Now armed with home-court advantage in the series, Boston will look to maintain its edge at TD Garden during Saturday's Game 3, where it will be opposite a Miami team that is dealing with new health concerns.
A chance to lead a series is a welcome change in position for Boston, which had to play catch-up throughout its second-round series with Milwaukee before rallying to win Games 6 and 7. The Celtics are 4-0 following a loss this postseason.
Smart, the Defensive Player of the Year, said his goal was to bring the edge he's become known for in Boston.
"Being the energy that I am, being the point guard that I am I take a lot of pressure off our guys so they don't have to force it as much," Smart said. "So that they can be who they are."
Sidelined with a mid-foot sprain in Game 1, Smart watched as Boston was outscored 39-14 in the third quarter on the way to a 118-107 loss. In Game 2, he contributed 24 points and 12 assists in the Celtics' 127-102 victory.
He supported big nights from Jayson Tatum (27 points), Jaylen Brown (24 points) and Al Horford, who had 10 points in 32 minutes after sitting out the series opener while in the health and safety protocols.
"I just kept telling myself, Game 2 you're playing," Smart said. "I don't care how hurt you are, you have to give it a shot."
Boston coach Ime Udoka said the consensus after Game 1 was that the Heat out-hustled his team. Miami's schemes didn't change in Game 2, but the Celtics equaled the Heat's physicality and intensity.
"We pride ourselves on being one of the tougher teams," Udoka said. "We knew if we matched that we'd be in good shape."
The Celtics led 70-45 at halftime and snuffed out the Heat's attempts at a comeback by playing them even (26-26) in the third quarter. Down 25 entering the fourth, Heat coach Erik Spoelstra elected to rest his starters.
Heat forward P.J. Tucker left the game with a knee bruise. He had an MRI Friday before boarding the team plane to Boston.
Point guard Kyle Lowry's status also remains up in the air after he missed Game 1 with a hamstring issue. He's missed eight of the last 10 games and hasn't played since Game 4 of Miami's second-round series with Philadelphia.
Asked after Game 2 about the prospect of not having Tucker, Jimmy Butler said the Heat would adjust as necessary.
"I think he'll be all right," Butler said. "If he's not ready to go, though, everybody else has to be ready to go. Those are some even bigger shoes to have to fill because he does it on the defensive end. We're capable of it, though."
That will be easier said than done against Celtics team that exposed Miami's attempts to mix in some zone defense by connecting on 20 of 40 attempts from 3-point range.

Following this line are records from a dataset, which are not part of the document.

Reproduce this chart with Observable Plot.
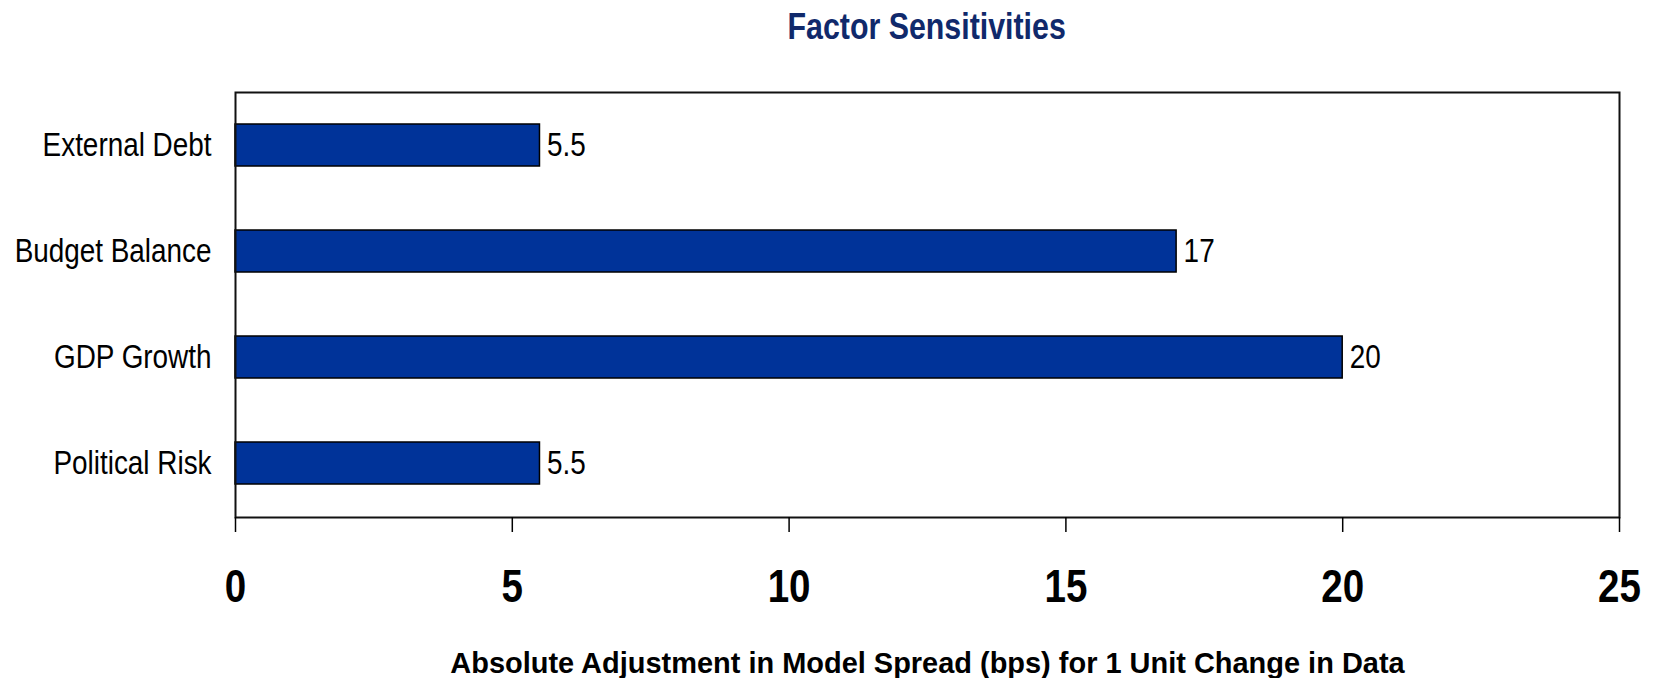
<!DOCTYPE html>
<html>
<head>
<meta charset="utf-8">
<script src="https://cdn.jsdelivr.net/npm/d3@7"></script>
<script src="https://cdn.jsdelivr.net/npm/@observablehq/plot@0.6"></script>
<style>
  html, body { margin: 0; padding: 0; background: #fff; }
  body { width: 1658px; height: 678px; overflow: hidden; font-family: "Liberation Sans", Arial, sans-serif; }
  #title { height: 60px; margin-left: 235px; width: 1384px; text-align: center; font-weight: bold; font-size: 37px; line-height: 54px; color: #10296b; }
  #chart svg { display: block; }
  #caption { margin-left: 235px; width: 1384px; text-align: center; font-weight: bold; font-size: 30px; line-height: 30px; margin-top: 28px; color: #000; }
  .narrow { display: inline-block; transform: scaleX(0.82); transform-origin: center; white-space: nowrap; }
  .cap { display: inline-block; transform: scaleX(0.965); transform-origin: center; white-space: nowrap; }
</style>
</head>
<body>
<div id="title"><span class="narrow">Factor Sensitivities</span></div>
<div id="chart"></div>
<div id="caption"><span class="cap">Absolute Adjustment in Model Spread (bps) for 1 Unit Change in Data</span></div>
<script>
const factors = ["External Debt", "Budget Balance", "GDP Growth", "Political Risk"];
const sensitivities = [5.5, 17, 20, 5.5];
const xTicks = [0, 5, 10, 15, 20, 25];

const data = factors.map((f, i) => ({factor: f, value: sensitivities[i]}));

const chart = Plot.plot({
  width: 1658,
  height: 560,
  marginTop: 32,
  marginBottom: 103,
  marginLeft: 235,
  marginRight: 39,
  style: { fontFamily: '"Liberation Sans", Arial, sans-serif', background: "white", overflow: "visible" },
  x: { domain: [0, 25] },
  y: { domain: factors, paddingInner: 0.6, paddingOuter: 0.3 },
  marks: [
    Plot.barX(data, { x: "value", y: "factor", fill: "#003399", stroke: "#000", strokeWidth: 1.5 }),
    Plot.text(data, { x: "value", y: "factor", text: d => String(d.value), textAnchor: "start", dx: 7, fontSize: 34, fill: "#000" }),
    Plot.frame({ stroke: "#111", strokeWidth: 2 }),
    Plot.axisX({ ticks: xTicks, tickSize: 15, tickPadding: 36, tickFormat: d => String(d), fontSize: 47, fontWeight: "bold", strokeWidth: 1.5, label: null, color: "#000" }),
    Plot.axisY({ tickSize: 0, tickPadding: 24, fontSize: 34, label: null, color: "#000" })
  ]
});
document.getElementById("chart").appendChild(chart);

// emulate a narrow (condensed) typeface by compressing glyphs horizontally
chart.querySelectorAll("text").forEach(t => {
  const len = t.getComputedTextLength();
  if (len > 0) {
    t.setAttribute("textLength", (len * 0.82).toFixed(2));
    t.setAttribute("lengthAdjust", "spacingAndGlyphs");
  }
});
</script>
</body>
</html>
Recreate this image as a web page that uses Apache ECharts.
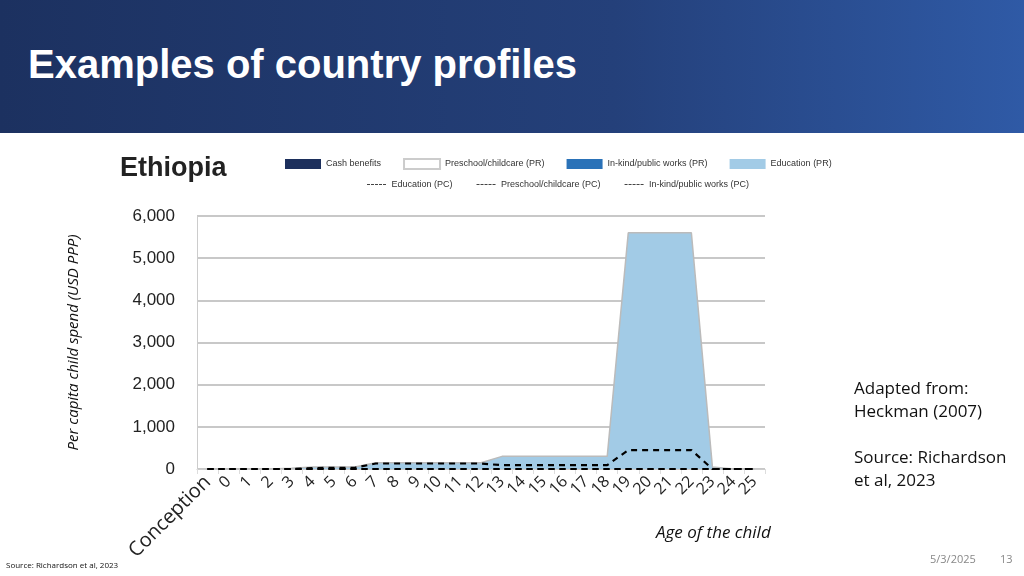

Horford's presence also made Heat center Bam Adebayo a virtual non-factor. Adebayo had nine rebounds and six points.
"The beauty about this team is we got to play through adversity early on in the season with injuries and stuff like that. COVID. We got to see what we were really made of," Smart said. "It did feel good to have unit out there that we know when we're out there what we can do."